The cover story of October’s Christianity Today was titled “When to Separate What God has Joined: A Closer Reading on the Bible on Divorce.”
In the article, author and scholar David Instone-Brewer, radically reinterprets the passage regarding divorce in Matthew 19, arguing the New Testament Greek didn’t always contain quotation marks, and Christ’s interlocutors were not asking him whether there was any cause at all for divorce, but whether he supported something called “any-cause” divorce, a term a little bit like “no-fault” that allowed husbands to divorce wives for any reason at all. Instone-Brewer claims Jesus’ “no” was a response to this idea, and his “except for sexual indecency” condition was not a statement of the sole exemption from God’s blanket prohibition, but merely Christ’s reiteration of one of several divorce permissions in the Old Testament — one he felt the “any-time” advocates had exaggerated.

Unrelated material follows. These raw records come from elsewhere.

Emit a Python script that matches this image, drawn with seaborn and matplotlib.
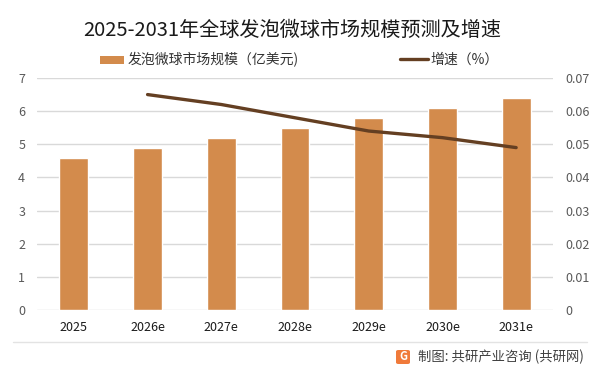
import matplotlib
matplotlib.use("Agg")
import matplotlib.pyplot as plt
import seaborn as sns
import pandas as pd
from matplotlib.ticker import MultipleLocator, FuncFormatter
from matplotlib.patches import Patch, FancyBboxPatch
from matplotlib.lines import Line2D

# ---- data ----
years = ["2025", "2026e", "2027e", "2028e", "2029e", "2030e", "2031e"]
market_size = [4.6, 4.9, 5.2, 5.5, 5.8, 6.1, 6.4]
growth_years = ["2026e", "2027e", "2028e", "2029e", "2030e", "2031e"]
growth_rate = [0.065, 0.062, 0.058, 0.054, 0.052, 0.049]

title = "2025-2031年全球发泡微球市场规模预测及增速"
bar_label = "发泡微球市场规模（亿美元)"
line_label = "增速（%）"
source = "制图: 共研产业咨询 (共研网)"

sns.set_theme(style="white")
plt.rcParams['font.family'] = ['Noto Sans CJK SC', 'DejaVu Sans']

bar_color = "#D38B4C"
line_color = "#643F22"

fig = plt.figure(figsize=(6.01, 3.74), dpi=100)
ax = fig.add_axes([37/601, 1-310/374, (553-37)/601, (310-78)/374])

df_bar = pd.DataFrame({"year": years, "size": market_size})
sns.barplot(data=df_bar, x="year", y="size", ax=ax, color=bar_color,
            width=0.39, saturation=1, order=years)

ax.set_ylim(0, 7)
ax.yaxis.set_major_locator(MultipleLocator(1))
ax.set_xlim(-0.5, len(years) - 0.5)
ax.set_xlabel("")
ax.set_ylabel("")
ax.grid(axis="y", color="#D9D9D9", linewidth=1)
ax.set_axisbelow(True)
for s in ax.spines.values():
    s.set_visible(False)
ax.tick_params(axis="both", length=0)
ax.tick_params(axis="y", labelsize=9, labelcolor="#595959", pad=13.5)
ax.tick_params(axis="x", labelsize=9, labelcolor="#1a1a1a", pad=8)
for lbl in ax.get_yticklabels():
    lbl.set_horizontalalignment("left")

ax2 = ax.twinx()
pos = [years.index(y) for y in growth_years]
df_line = pd.DataFrame({"pos": pos, "rate": growth_rate})
sns.lineplot(data=df_line, x="pos", y="rate", ax=ax2, color=line_color,
             linewidth=2.4)
ax2.set_ylim(0, 0.07)
ax2.yaxis.set_major_locator(MultipleLocator(0.01))
ax2.yaxis.set_major_formatter(FuncFormatter(lambda v, p: "{:g}".format(round(v, 4))))
ax2.set_ylabel("")
ax2.grid(False)
for s in ax2.spines.values():
    s.set_visible(False)
ax2.tick_params(axis="y", length=0, labelsize=9, labelcolor="#595959", pad=9)
ax.set_xlim(-0.5, len(years) - 0.5)

# title
fig.text(0.5 - 8/601, 1 - 30/374, title, ha="center", va="center",
         fontsize=14.5, color="#1a1a1a")

# legends
h1 = Patch(facecolor=bar_color, edgecolor="none")
leg1 = fig.legend([h1], [bar_label], loc="center left",
                  bbox_to_anchor=(100/601, 1 - 60/374), frameon=False,
                  fontsize=10, handlelength=1.7, handleheight=0.5,
                  handletextpad=0.3, borderpad=0, borderaxespad=0)
for t in leg1.get_texts():
    t.set_color("#333333")
h2 = Line2D([0], [0], color=line_color, linewidth=2.4)
leg2 = fig.legend([h2], [line_label], loc="center left",
                  bbox_to_anchor=(400/601, 1 - 60/374), frameon=False,
                  fontsize=10, handlelength=2.0, handletextpad=0.2,
                  borderpad=0, borderaxespad=0)
for t in leg2.get_texts():
    t.set_color("#333333")

# bottom separator & source
fig.add_artist(Line2D([13/601, 587/601], [1 - 342/374, 1 - 342/374],
                      color="#E3E3E3", linewidth=1))
logo = FancyBboxPatch((396/601, 1 - 364/374), 14/601, 14/374,
                      boxstyle="round,pad=0,rounding_size=0.004",
                      transform=fig.transFigure, facecolor="#F07A3A",
                      edgecolor="none")
fig.add_artist(logo)
fig.text(403/601, 1 - 357/374, "G", ha="center", va="center",
         fontsize=8, color="white", fontweight="bold")
fig.text(418/601, 1 - 357/374, source, ha="left", va="center",
         fontsize=9.6, color="#404040")

fig.savefig("out.png", dpi=100)
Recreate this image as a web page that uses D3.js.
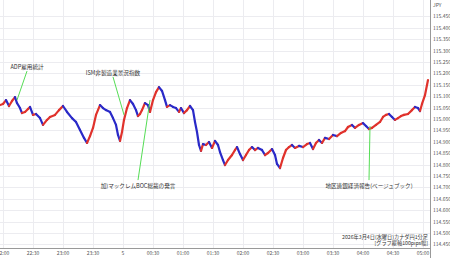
<!DOCTYPE html>
<html>
<head>
<meta charset="utf-8">
<script src="https://cdn.jsdelivr.net/npm/d3@7"></script>
<style>
  body { margin: 0; background: #fff; }
  svg { display: block; font-family: "Noto Sans CJK JP", "Noto Sans", sans-serif; }
</style>
</head>
<body>
<svg id="chart" width="450" height="258"></svg>
<script>
// CAD/JPY 1-minute closes (times before noon are on the 5th)
const times = [
  "21:57","22:00","22:03","22:06","22:09","22:12","22:14","22:17","22:19","22:22",
  "22:25","22:27","22:30","22:33","22:37","22:40","22:44","22:47","22:52","22:56",
  "23:00","23:04","23:09","23:13","23:17","23:21","23:24","23:27","23:30","23:33",
  "23:37","23:40","23:43","23:47","23:50","23:53","23:55","23:57","23:59","00:01",
  "00:04","00:07","00:10","00:13","00:15","00:17","00:19","00:22","00:25","00:27",
  "00:30","00:33","00:36","00:39","00:42","00:44","00:47","00:50","00:53","00:56",
  "00:58","01:01","01:04","01:07","01:10","01:12","01:14","01:16","01:18","01:20",
  "01:23","01:26","01:29","01:32","01:35","01:37","01:40","01:42","01:45","01:49",
  "01:52","01:54","01:57","02:00","02:03","02:06","02:09","02:12","02:15","02:19",
  "02:22","02:25","02:29","02:32","02:34","02:37","02:40","02:43","02:46","02:49",
  "02:52","02:56","03:00","03:04","03:07","03:10","03:13","03:16","03:19","03:22",
  "03:26","03:30","03:34","03:38","03:42","03:45","03:49","03:52","03:56","04:00",
  "04:03","04:06","04:09","04:13","04:17","04:20","04:23","04:26","04:29","04:32",
  "04:35","04:38","04:41","04:45","04:49","04:52","04:55","04:57","04:59","05:02",
  "05:05"
];
const prices = [
  115.061,115.066,115.083,115.057,115.079,115.096,115.070,115.048,115.026,115.031,
  115.044,115.053,115.018,115.022,115.004,114.974,114.996,115.009,115.018,115.039,
  115.057,115.031,115.004,114.987,114.952,114.917,114.895,114.925,114.961,115.018,
  115.061,115.048,115.039,115.031,115.004,114.974,114.930,114.904,114.943,114.996,
  115.048,115.083,115.066,115.039,115.013,115.022,115.039,115.070,115.061,115.031,
  115.083,115.118,115.140,115.123,115.083,115.053,115.061,115.053,115.048,115.031,
  115.048,115.026,115.039,115.057,115.039,114.987,114.943,114.886,114.860,114.890,
  114.886,114.899,114.873,114.904,114.886,114.855,114.820,114.798,114.820,114.842,
  114.864,114.877,114.846,114.820,114.842,114.864,114.877,114.864,114.873,114.864,
  114.842,114.851,114.868,114.842,114.803,114.785,114.829,114.864,114.877,114.886,
  114.873,114.882,114.877,114.890,114.895,114.868,114.895,114.908,114.895,114.917,
  114.912,114.930,114.925,114.939,114.947,114.965,114.974,114.961,114.974,114.982,
  114.969,114.956,114.961,114.974,114.987,115.009,115.018,115.022,115.009,114.996,
  115.004,115.013,115.018,115.022,115.039,115.053,115.048,115.035,115.066,115.105,
  115.171
];

const yTicks = [114.45,114.5,114.55,114.6,114.65,114.7,114.75,114.8,114.85,114.9,114.95,
                115,115.05,115.1,115.15,115.2,115.25,115.3,115.35,115.4,115.45];

const eventLabels = ["ADP雇用統計", "ISM非製造業景況指数", "加)マックレムBOC総裁の発言", "地区連銀経済報告(ベージュブック)"];
const eventTimes = ["22:14", "00:01", "00:27", "04:07"];
const eventPrices = [115.083, 115.018, 115.083, 114.969];

const titleLines = ["2026年3月4日(水曜日)カナダ円1分足", "[グラフ縦軸100pips幅]"];

const W = 450, H = 258;
const plotRight = 430, plotBottom = 248;

function toDate(t) {
    let [h, m] = t.split(":").map(Number);
    return new Date(2026, 2, h < 12 ? 5 : 4, h, m);
}

const points = times.map((t, i) => ({ date: toDate(t), price: prices[i] }));

const x = d3.scaleTime()
    .domain([new Date(2026, 2, 4, 21, 57), new Date(2026, 2, 5, 5, 7)])
    .range([0, plotRight]);
const y = d3.scaleLinear()
    .domain([114.45, 115.45])
    .range([244.4, 16.4]);

const svg = d3.select("#chart");

// grid
svg.append("g")
    .selectAll("line")
    .data(yTicks)
    .join("line")
    .attr("x1", 0).attr("x2", plotRight)
    .attr("y1", d => Math.round(y(d)) + 0.5).attr("y2", d => Math.round(y(d)) + 0.5)
    .attr("stroke", "#ececf0");

const xTicks = x.ticks(d3.timeMinute.every(30));
svg.append("g")
    .selectAll("line")
    .data(xTicks)
    .join("line")
    .attr("x1", d => Math.round(x(d)) + 0.5).attr("x2", d => Math.round(x(d)) + 0.5)
    .attr("y1", 0).attr("y2", plotBottom)
    .attr("stroke", "#ececf0");

// price path, red when rising, blue when falling
let segs = d3.pairs(points);
svg.append("g")
    .selectAll("line")
    .data(segs)
    .join("line")
    .attr("x1", d => x(d[0].date)).attr("y1", d => y(d[0].price))
    .attr("x2", d => x(d[1].date)).attr("y2", d => y(d[1].price))
    .attr("stroke", d => d[1].price >= d[0].price ? "#e0322c" : "#2a2ac8")
    .attr("stroke-width", 2.2)
    .attr("stroke-linecap", "round");

// event annotations
const offsets = [[10, -33], [-11, -42], [-12, 86], [-1, 60]];
eventLabels.forEach((label, i) => {
    let ax = x(toDate(eventTimes[i]));
    let ay = y(eventPrices[i]);
    let lx = ax + offsets[i][0];
    let ly = ay + offsets[i][1];
    svg.append("line")
        .attr("x1", ax).attr("y1", ay)
        .attr("x2", lx).attr("y2", ly + (offsets[i][1] < 0 ? 4 : -6))
        .attr("stroke", "#55dd55")
        .attr("stroke-width", 1);
    svg.append("text")
        .attr("x", lx).attr("y", ly + 2)
        .attr("text-anchor", "middle")
        .attr("font-size", 5.6)
        .attr("fill", "#333")
        .text(label);
});

// axes
svg.append("line")
    .attr("x1", plotRight + 0.5).attr("x2", plotRight + 0.5)
    .attr("y1", 0).attr("y2", H)
    .attr("stroke", "#999");
svg.append("line")
    .attr("x1", 0).attr("x2", plotRight)
    .attr("y1", plotBottom + 0.5).attr("y2", plotBottom + 0.5)
    .attr("stroke", "#999");

svg.append("g")
    .selectAll("text")
    .data(yTicks)
    .join("text")
    .attr("x", plotRight + 3)
    .attr("y", d => y(d) + 2)
    .attr("font-size", 5)
    .attr("fill", "#555")
    .text(d => d3.format(".3f")(d));

svg.append("text")
    .attr("x", plotRight + 3).attr("y", 7)
    .attr("font-size", 5).attr("fill", "#555")
    .text("JPY");

let fmt = d => (d.getHours() === 0 && d.getMinutes() === 0) ? "5" : d3.timeFormat("%H:%M")(d);
let xg = svg.append("g");
xg.append("clipPath").attr("id", "xclip")
    .append("rect").attr("x", 0).attr("y", plotBottom).attr("width", plotRight).attr("height", H - plotBottom);
xg.attr("clip-path", "url(#xclip)")
    .selectAll("text")
    .data(xTicks)
    .join("text")
    .attr("x", d => x(d))
    .attr("y", 255)
    .attr("text-anchor", "middle")
    .attr("font-size", 5)
    .attr("fill", "#555")
    .text(fmt);

// chart caption, bottom right
titleLines.forEach((t, i) => {
    svg.append("text")
        .attr("x", plotRight - 2).attr("y", 239 + i * 6)
        .attr("text-anchor", "end")
        .attr("font-size", 5.2)
        .attr("fill", "#333")
        .text(t);
});
</script>
</body>
</html>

The essay appeared to be Christianity Today’s attempt to offer Evangelicals an escape from a classic dilemma that the “plain sense” of Jesus’ words without quotes seems inhumane: How could a loving God forbid divorce, even by omission, in cases of wife-beating, or of abandonment by a Christian spouse? However, the initial mail response to the Instone-Brewer essay was heavily negative. The most stinging broadside was a column by John Piper, a respected theological conservative, that called the essay not just weak but “tragic.”
Still, the controversy suggests Christians will search for a fresh understanding of Scripture when it seems unjust to them.
How do you deal with controversy within the church for your students?
Do you protect them from it, or talk about it?
Are there ways in which you help your students deal with seemingly contradictory or “inhumane” teachings within Scripture?